*Problem details*. Gather every line of the entries that includes the word "this".
───
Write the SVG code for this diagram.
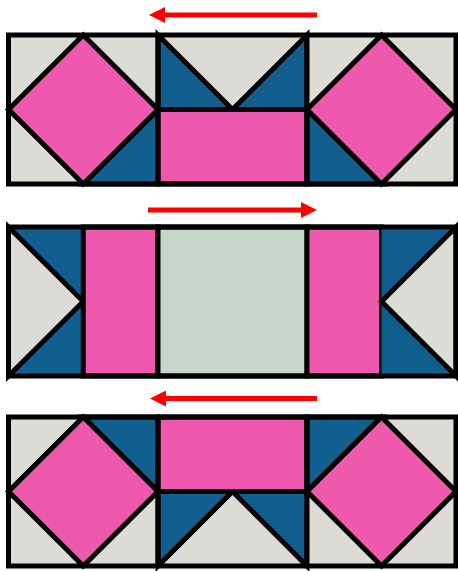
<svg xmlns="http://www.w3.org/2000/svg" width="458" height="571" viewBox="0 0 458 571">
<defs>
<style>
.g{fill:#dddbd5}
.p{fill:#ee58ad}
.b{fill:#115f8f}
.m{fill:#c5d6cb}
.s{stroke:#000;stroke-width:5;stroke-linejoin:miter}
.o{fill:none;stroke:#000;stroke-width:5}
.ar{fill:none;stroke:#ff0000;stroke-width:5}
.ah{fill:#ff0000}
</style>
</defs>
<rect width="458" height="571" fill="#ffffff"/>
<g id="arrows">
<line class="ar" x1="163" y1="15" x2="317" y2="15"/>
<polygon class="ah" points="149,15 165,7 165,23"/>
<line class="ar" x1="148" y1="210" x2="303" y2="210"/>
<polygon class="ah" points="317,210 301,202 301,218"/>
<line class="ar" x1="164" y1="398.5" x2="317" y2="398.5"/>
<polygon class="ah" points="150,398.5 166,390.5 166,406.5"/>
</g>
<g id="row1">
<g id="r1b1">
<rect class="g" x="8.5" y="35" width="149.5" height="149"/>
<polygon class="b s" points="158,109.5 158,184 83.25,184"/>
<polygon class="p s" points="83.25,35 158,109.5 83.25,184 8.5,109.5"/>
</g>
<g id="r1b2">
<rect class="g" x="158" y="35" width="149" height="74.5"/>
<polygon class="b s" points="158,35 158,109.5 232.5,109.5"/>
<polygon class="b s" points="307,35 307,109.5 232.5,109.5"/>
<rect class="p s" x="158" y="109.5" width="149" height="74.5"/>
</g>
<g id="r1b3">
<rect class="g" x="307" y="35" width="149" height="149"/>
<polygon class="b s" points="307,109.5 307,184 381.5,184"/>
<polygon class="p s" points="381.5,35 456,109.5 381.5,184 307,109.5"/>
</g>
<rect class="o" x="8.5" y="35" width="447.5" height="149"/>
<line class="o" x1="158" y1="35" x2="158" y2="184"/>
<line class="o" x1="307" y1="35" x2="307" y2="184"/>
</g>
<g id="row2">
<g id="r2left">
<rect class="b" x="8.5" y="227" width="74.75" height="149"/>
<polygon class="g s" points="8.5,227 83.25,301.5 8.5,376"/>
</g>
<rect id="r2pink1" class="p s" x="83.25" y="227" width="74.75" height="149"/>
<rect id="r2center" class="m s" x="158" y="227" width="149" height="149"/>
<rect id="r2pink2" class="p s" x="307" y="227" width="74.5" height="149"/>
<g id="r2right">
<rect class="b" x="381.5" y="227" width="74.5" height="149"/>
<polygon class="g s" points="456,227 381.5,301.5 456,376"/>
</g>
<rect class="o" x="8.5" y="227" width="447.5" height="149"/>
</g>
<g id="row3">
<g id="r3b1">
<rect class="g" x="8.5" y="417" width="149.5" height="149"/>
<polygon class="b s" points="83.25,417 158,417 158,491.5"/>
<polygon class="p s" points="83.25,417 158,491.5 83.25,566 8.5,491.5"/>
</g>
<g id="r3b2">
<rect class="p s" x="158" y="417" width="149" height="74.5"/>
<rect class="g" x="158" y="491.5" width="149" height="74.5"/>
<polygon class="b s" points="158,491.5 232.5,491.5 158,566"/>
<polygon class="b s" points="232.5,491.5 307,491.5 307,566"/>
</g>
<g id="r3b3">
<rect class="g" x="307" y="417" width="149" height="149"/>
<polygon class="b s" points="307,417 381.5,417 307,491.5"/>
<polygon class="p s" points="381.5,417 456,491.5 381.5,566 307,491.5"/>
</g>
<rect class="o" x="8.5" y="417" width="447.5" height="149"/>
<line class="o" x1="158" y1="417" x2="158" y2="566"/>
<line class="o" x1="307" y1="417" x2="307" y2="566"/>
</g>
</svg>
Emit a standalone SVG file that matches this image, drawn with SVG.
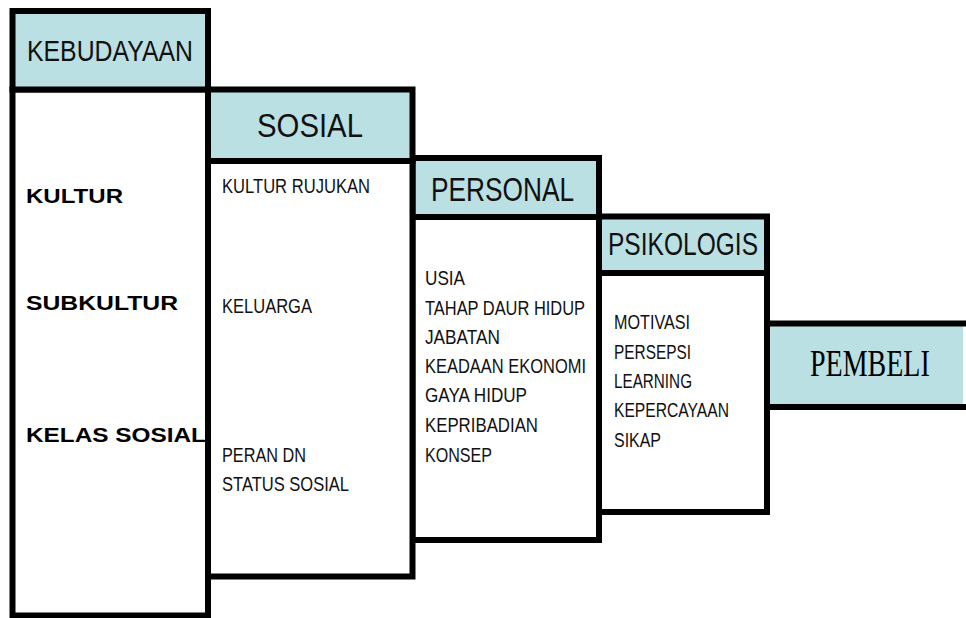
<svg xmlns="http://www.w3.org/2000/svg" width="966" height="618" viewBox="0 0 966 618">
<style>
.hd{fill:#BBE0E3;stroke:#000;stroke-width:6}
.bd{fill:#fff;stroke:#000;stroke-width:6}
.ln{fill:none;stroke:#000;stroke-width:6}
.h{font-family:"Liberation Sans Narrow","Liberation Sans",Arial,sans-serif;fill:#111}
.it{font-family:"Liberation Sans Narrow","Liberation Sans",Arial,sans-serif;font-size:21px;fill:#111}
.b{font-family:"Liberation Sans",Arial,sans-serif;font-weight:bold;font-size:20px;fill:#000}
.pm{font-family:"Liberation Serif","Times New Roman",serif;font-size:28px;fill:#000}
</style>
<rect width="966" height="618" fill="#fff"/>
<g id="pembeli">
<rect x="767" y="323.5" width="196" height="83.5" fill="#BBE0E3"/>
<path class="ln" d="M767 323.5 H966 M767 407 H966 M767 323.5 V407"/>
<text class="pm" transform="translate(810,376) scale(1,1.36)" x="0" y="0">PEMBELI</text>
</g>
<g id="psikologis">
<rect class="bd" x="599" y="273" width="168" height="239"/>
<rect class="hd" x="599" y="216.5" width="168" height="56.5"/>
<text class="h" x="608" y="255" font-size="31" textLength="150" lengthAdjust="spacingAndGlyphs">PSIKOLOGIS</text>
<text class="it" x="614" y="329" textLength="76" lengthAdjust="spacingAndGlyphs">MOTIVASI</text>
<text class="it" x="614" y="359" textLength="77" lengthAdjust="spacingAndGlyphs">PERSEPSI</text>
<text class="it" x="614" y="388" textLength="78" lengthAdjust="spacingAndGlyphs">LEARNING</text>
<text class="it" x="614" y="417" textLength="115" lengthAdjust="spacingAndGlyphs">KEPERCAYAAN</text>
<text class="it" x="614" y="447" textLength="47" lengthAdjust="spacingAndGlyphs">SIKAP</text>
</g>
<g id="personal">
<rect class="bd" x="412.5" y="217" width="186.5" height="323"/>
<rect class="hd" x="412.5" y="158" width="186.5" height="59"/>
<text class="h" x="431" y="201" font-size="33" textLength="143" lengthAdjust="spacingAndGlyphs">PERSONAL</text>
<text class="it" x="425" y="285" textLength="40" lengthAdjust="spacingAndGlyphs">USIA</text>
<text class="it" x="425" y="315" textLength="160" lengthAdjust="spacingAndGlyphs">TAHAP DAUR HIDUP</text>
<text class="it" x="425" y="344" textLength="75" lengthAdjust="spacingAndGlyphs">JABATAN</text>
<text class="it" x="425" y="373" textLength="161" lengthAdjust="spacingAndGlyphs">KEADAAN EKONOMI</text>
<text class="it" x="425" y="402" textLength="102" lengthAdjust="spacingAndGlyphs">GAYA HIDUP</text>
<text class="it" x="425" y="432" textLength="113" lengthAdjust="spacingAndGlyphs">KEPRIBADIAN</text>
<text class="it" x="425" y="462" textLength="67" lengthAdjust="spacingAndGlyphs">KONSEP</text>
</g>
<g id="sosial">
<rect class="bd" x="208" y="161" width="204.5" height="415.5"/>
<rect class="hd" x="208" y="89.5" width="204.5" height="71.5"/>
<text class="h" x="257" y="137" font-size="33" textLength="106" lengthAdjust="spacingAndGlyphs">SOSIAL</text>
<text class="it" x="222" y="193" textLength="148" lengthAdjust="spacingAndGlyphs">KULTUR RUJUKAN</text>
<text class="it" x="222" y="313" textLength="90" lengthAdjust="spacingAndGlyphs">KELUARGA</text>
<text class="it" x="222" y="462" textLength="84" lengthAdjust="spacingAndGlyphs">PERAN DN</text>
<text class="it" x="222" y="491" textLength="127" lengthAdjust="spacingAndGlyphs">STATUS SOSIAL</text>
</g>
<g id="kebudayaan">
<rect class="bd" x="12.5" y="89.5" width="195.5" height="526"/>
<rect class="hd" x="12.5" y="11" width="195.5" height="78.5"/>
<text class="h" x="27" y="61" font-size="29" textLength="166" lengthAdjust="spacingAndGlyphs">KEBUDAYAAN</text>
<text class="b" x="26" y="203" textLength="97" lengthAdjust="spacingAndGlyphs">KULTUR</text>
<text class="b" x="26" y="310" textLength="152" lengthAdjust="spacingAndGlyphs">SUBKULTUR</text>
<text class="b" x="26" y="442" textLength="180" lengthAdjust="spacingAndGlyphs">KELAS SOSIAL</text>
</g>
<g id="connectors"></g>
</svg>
───
*Result of the exercise*.
Write the SVG code for this diagram.
Emit a standalone SVG file that matches this image, drawn with SVG.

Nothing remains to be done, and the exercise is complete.